Drama first sensed a call to religious life at age seventeen. Not sure about a spiritual vocation, he entered college as planned, pursuing a career in medicine. Then, during his third year of studies, he had an epiphany.
Drama was reading the Second Letter of the Apostle Paul to Timothy during his morning devotion. His thoughts settled on a verse that arrested his future: “For bodily exercise profiteth little: but godliness is profitable unto all things, having promise of the life that now is, and of that which is to come.”
It was the contrasting of the bodily with the spiritual, the temporal with the eternal that Drama could not shake. Thus to mission he turned, and his course was forever changed.
Drama’s focus on human need, though, was not lost on the Isle of Estillyen. His messages and readings are often built around Scripture passages, where human suffering and spiritual redemption meet. His is a special blend of message making.
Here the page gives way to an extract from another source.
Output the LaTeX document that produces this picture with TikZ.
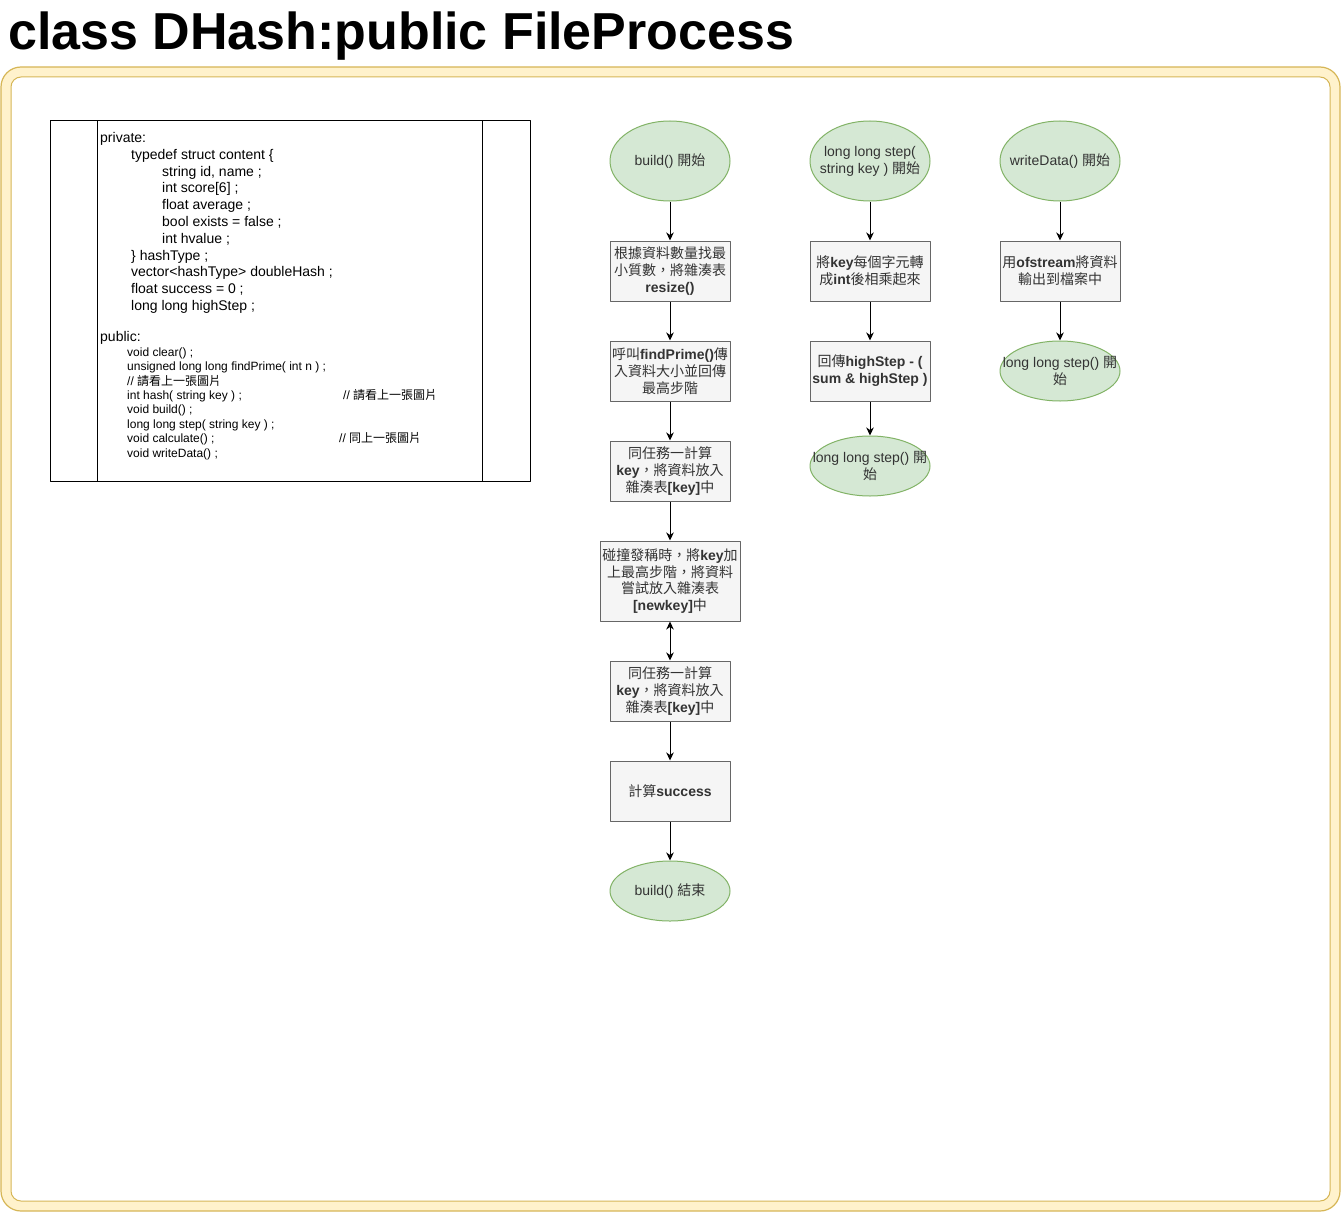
\documentclass[tikz,border=0pt]{standalone}
\usepackage{fontspec}
\setmainfont{Liberation Sans}
\newfontfamily\cjk[Script=CJK,Language=Chinese Traditional]{Noto Sans CJK TC}
\newcommand\zh[1]{{\cjk #1}}
\newcommand\flowfont{\fontsize{14pt}{16.8pt}\selectfont}
\newcommand\codefont{\fontsize{14pt}{16.8pt}\selectfont}
\newcommand\smallcodefont{\fontsize{12pt}{14.4pt}\selectfont}
\newcommand\titlefont{\fontsize{52pt}{62pt}\selectfont\bfseries}
\usetikzlibrary{shapes.geometric,arrows.meta}
\definecolor{boxfill}{HTML}{F5F5F5}
\definecolor{boxline}{HTML}{666666}
\definecolor{txt}{HTML}{333333}
\definecolor{ovalfill}{HTML}{D5E8D4}
\definecolor{ovalline}{HTML}{82B366}
\definecolor{lanefill}{HTML}{FFF2CC}
\definecolor{laneline}{HTML}{D6B656}
\begin{document}
\begin{tikzpicture}[x=1pt, y=-1pt, line join=round, >={Stealth[length=8pt,width=7.5pt,inset=2.5pt]},
box/.style={rectangle, draw=boxline, fill=boxfill, text=txt, minimum width=120pt, minimum height=60pt, inner sep=0pt, align=center, font=\flowfont, line width=1pt},
oval/.style={ellipse, draw=ovalline, fill=ovalfill, minimum width=120pt, minimum height=80pt, inner sep=0pt, line width=1pt},
ovaltxt/.style={text=txt, align=center, font=\flowfont, inner sep=0pt},
code/.style={anchor=base west, inner sep=0pt, font=\codefont},
smallcode/.style={anchor=base west, inner sep=0pt, font=\smallcodefont}]
\useasboundingbox (0,0) rectangle (1341,1212);

\node[anchor=base west, inner sep=0pt, font=\titlefont] (title) at (8,50) {class DHash:public FileProcess};

\draw[draw=laneline, fill=lanefill, line width=1.2pt, rounded corners=20pt] (1,67) rectangle (1340,1211);
\draw[draw=laneline, fill=white, line width=1pt, rounded corners=10pt] (11,77) rectangle (1330,1201);

% class members
\node[draw, line width=1pt, minimum width=480pt, minimum height=360pt, inner sep=0pt] (cls) at (290,301) {};
\draw[line width=1pt] ([xshift=48pt]cls.north west) -- ([xshift=48pt]cls.south west);
\draw[line width=1pt] ([xshift=-48pt]cls.north east) -- ([xshift=-48pt]cls.south east);
\node[code] (pv1) at (100,142.4) {private:};
\node[code] (pv2) at (131,159.2) {typedef struct content \{};
\node[code] (pv3) at (162,176) {string id, name ;};
\node[code] (pv4) at (162,192.8) {int score[6] ;};
\node[code] (pv5) at (162,209.6) {float average ;};
\node[code] (pv6) at (162,226.4) {bool exists = false ;};
\node[code] (pv7) at (162,243.2) {int hvalue ;};
\node[code] (pv8) at (131,260) {\} hashType ;};
\node[code] (pv9) at (131,276.8) {vector<hashType> doubleHash ;};
\node[code] (pv10) at (131,293.6) {float success = 0 ;};
\node[code] (pv11) at (131,310.4) {long long highStep ;};
\node[code] (pb0) at (100,341.4) {public:};
\node[smallcode] (pb1) at (127,356.2) {void clear() ;};
\node[smallcode] (pb2) at (127,370.6) {unsigned long long findPrime( int n ) ;};
\node[smallcode] (pb3) at (127,385) {// \zh{請看上一張圖片}};
\node[smallcode] (pb4) at (127,399.4) {int hash( string key ) ;};
\node[smallcode] (pb4c) at (343,399.4) {// \zh{請看上一張圖片}};
\node[smallcode] (pb5) at (127,413.8) {void build() ;};
\node[smallcode] (pb6) at (127,428.2) {long long step( string key ) ;};
\node[smallcode] (pb7) at (127,442.6) {void calculate() ;};
\node[smallcode] (pb7c) at (339,442.6) {// \zh{同上一張圖片}};
\node[smallcode] (pb8) at (127,457) {void writeData() ;};

% build()
\node[oval, label={[ovaltxt]center:{build() \zh{開始}}}] (b0) at (670,161) {};
\node[box] (b1) at (670,271) {\zh{根據資料數量找最}\\\zh{小質數，將雜湊表}\\\textbf{resize()}};
\node[box] (b2) at (670,371) {\zh{呼叫}\textbf{findPrime()}\zh{傳}\\\zh{入資料大小並回傳}\\\zh{最高步階}};
\node[box] (b3) at (670,471) {\zh{同任務一計算}\\\textbf{key}\zh{，將資料放入}\\\zh{雜湊表}\textbf{[key]}\zh{中}};
\node[box, minimum width=140pt, minimum height=80pt] (b4) at (670,581) {\zh{碰撞發稱時，將}\textbf{key}\zh{加}\\\zh{上最高步階，將資料}\\\zh{嘗試放入雜湊表}\\\textbf{[newkey]}\zh{中}};
\node[box] (b5) at (670,691) {\zh{同任務一計算}\\\textbf{key}\zh{，將資料放入}\\\zh{雜湊表}\textbf{[key]}\zh{中}};
\node[box] (b6) at (670,791) {\zh{計算}\textbf{success}};
\node[oval, minimum height=60pt, label={[ovaltxt]center:{build() \zh{結束}}}] (b7) at (670,891) {};

% step()
\node[oval, label={[ovaltxt]center:{long long step(\\string key ) \zh{開始}}}] (t0) at (870,161) {};
\node[box] (t1) at (870,271) {\zh{將}\textbf{key}\zh{每個字元轉}\\\zh{成}\textbf{int}\zh{後相乘起來}};
\node[box] (t2) at (870,371) {\zh{回傳}\textbf{highStep - (}\\\textbf{sum \& highStep )}};
\node[oval, minimum height=60pt, label={[ovaltxt]center:{long long step() \zh{開}\\\zh{始}}}] (t3) at (870,466) {};

% writeData()
\node[oval, label={[ovaltxt]center:{writeData() \zh{開始}}}] (w0) at (1060,161) {};
\node[box] (w1) at (1060,271) {\zh{用}\textbf{ofstream}\zh{將資料}\\\zh{輸出到檔案中}};
\node[oval, minimum height=60pt, label={[ovaltxt]center:{long long step() \zh{開}\\\zh{始}}}] (w2) at (1060,371) {};

\foreach \from/\to in {b0/b1,b1/b2,b2/b3,b3/b4,b5/b6,b6/b7,t0/t1,t1/t2,t2/t3,w0/w1,w1/w2}
\draw[->, line width=1pt]
(\from)--(\to)
;
\draw[<->, line width=1pt] (b4)--(b5);
\end{tikzpicture}
\end{document}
Drama’s reading, A Cry in the Crowd, is a prime example of how his interests intersect and aid people in grasping life’s spiritual sphere. In A Cry in the Crowd, Drama recounts the tale of the distraught father, who came to Christ with his demon-possessed son. The son is gravely ill, both physically and spiritually.
The healer is Christ, whom Drama nobly depicts in his reading: God, entering the “scrum” of human need—not far and distant from suffering and pain, but engaged in the human plight. This image of Christ in the “scrum” sheds light on how Drama views his role in ministry.
His hobbies are few—hiking and a bit of jogging. His passion is in being with people. While Drama’s residence is The Monastery, therein he’s not cloistered. His hangout is the coffee bar at Three Pond Cottage. In the midst of Estillyen’s visitors he’s at home.